The problem: Skip the pictures, please, and write out exactly the lines from the opening of the data through the line containing "import plotly.graph_objects as go".

Material:
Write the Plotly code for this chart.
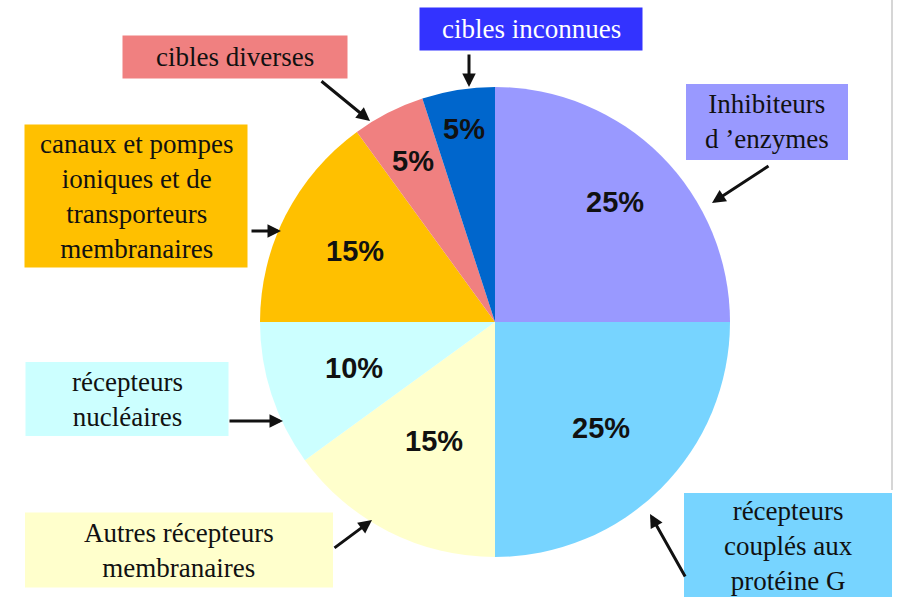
import math
import plotly.graph_objects as go

categories = ["Inhibiteurs d'enzymes", "récepteurs couplés aux protéine G",
              "Autres récepteurs membranaires", "récepteurs nucléaires",
              "canaux et pompes ioniques et de transporteurs membranaires",
              "cibles diverses", "cibles inconnues"]
values = [25, 25, 15, 10, 15, 5, 5]
slice_colors = ["#9999FF", "#77D4FF", "#FFFFCC", "#CCFFFF", "#FFC000", "#F08080", "#0066CC"]

box_texts = ["Inhibiteurs<br>d ’enzymes", "récepteurs<br>couplés aux<br>protéine G",
             "Autres récepteurs<br>membranaires", "récepteurs<br>nucléaires",
             "canaux et pompes<br>ioniques et de<br>transporteurs<br>membranaires",
             "cibles diverses", "cibles inconnues"]
box_colors = ["#9999FF", "#77D4FF", "#FFFFCC", "#CCFFFF", "#FFC000", "#F08080", "#3333FF"]
box_font_colors = ["#111111"] * 6 + ["#FFFFFF"]

# radial placement of percentage labels (fraction of radius), per slice
label_radius = [0.72, 0.64, 0.57, 0.63, 0.67, 0.77, 0.83]

W, H = 902, 597
cx, cy, r = 495, 322, 235

fig = go.Figure(go.Pie(
    values=values, labels=categories, sort=False, direction="clockwise", rotation=0,
    marker=dict(colors=slice_colors, line=dict(width=0)),
    textinfo="none",
    domain=dict(x=[(cx - r) / W, (cx + r) / W], y=[(H - cy - r) / H, (H - cy + r) / H]),
    hoverinfo="skip", showlegend=False,
))

ann = []
shapes = []

# percentage labels at each slice's mid-angle
total = sum(values)
cum = 0
for v, fr in zip(values, label_radius):
    mid = (cum + v / 2) / total * 2 * math.pi
    cum += v
    px = cx + fr * r * math.sin(mid)
    py = cy - fr * r * math.cos(mid)
    ann.append(dict(text=f"{round(100 * v / total)}%", x=px / W, y=1 - py / H,
                    xref="paper", yref="paper", showarrow=False,
                    xanchor="center", yanchor="middle",
                    font=dict(family="Liberation Sans", size=29, color="#111111", weight="bold")))

# box centers (pixels) and sizes
box_pos = [(767, 122, 162, 76), (788, 546, 208, 106), (179, 550, 308, 75), (127, 399, 203, 74),
           (136, 196, 223, 143), (235, 57, 225, 43), (531, 29, 223, 43)]
for t, c, fc, (x, y, w, h) in zip(box_texts, box_colors, box_font_colors, box_pos):
    shapes.append(dict(type="rect", xref="paper", yref="paper",
                       x0=(x - w / 2) / W, x1=(x + w / 2) / W,
                       y0=1 - (y + h / 2) / H, y1=1 - (y - h / 2) / H,
                       fillcolor=c, line=dict(width=0), layer="below"))
    ann.append(dict(text=t, x=x / W, y=1 - y / H, xref="paper", yref="paper",
                    showarrow=False, xanchor="center", yanchor="middle",
                    font=dict(family="Liberation Serif", size=27, color=fc)))

# arrows: (tail, tip) in pixels
arrows = [((770, 165), (712, 203)), ((686, 578), (650, 514)), ((333, 549), (372, 520)),
          ((228, 421), (283, 421)), ((250, 231), (281, 231)), ((320, 80), (370, 121)),
          ((469, 53), (469, 87))]
for (tx, ty), (hx, hy) in arrows:
    ann.append(dict(text="", x=hx / W, y=1 - hy / H, xref="paper", yref="paper",
                    ax=tx - hx, ay=ty - hy, axref="pixel", ayref="pixel",
                    showarrow=True, arrowhead=2, arrowsize=0.9, arrowwidth=3,
                    arrowcolor="#111111"))

shapes.append(dict(type="line", xref="paper", yref="paper", x0=892 / W, x1=892 / W,
                   y0=1 - 490 / H, y1=1, line=dict(color="#C8C8C8", width=1.5)))

fig.update_layout(width=W, height=H, margin=dict(l=0, r=0, t=0, b=0),
                  paper_bgcolor="white", plot_bgcolor="white",
                  annotations=ann, shapes=shapes)
fig.write_html("out.html", config={"displayModeBar": False},
               post_script="document.body.style.margin='0';")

The reply:
Write the Plotly code for this chart.
import math
import plotly.graph_objects as go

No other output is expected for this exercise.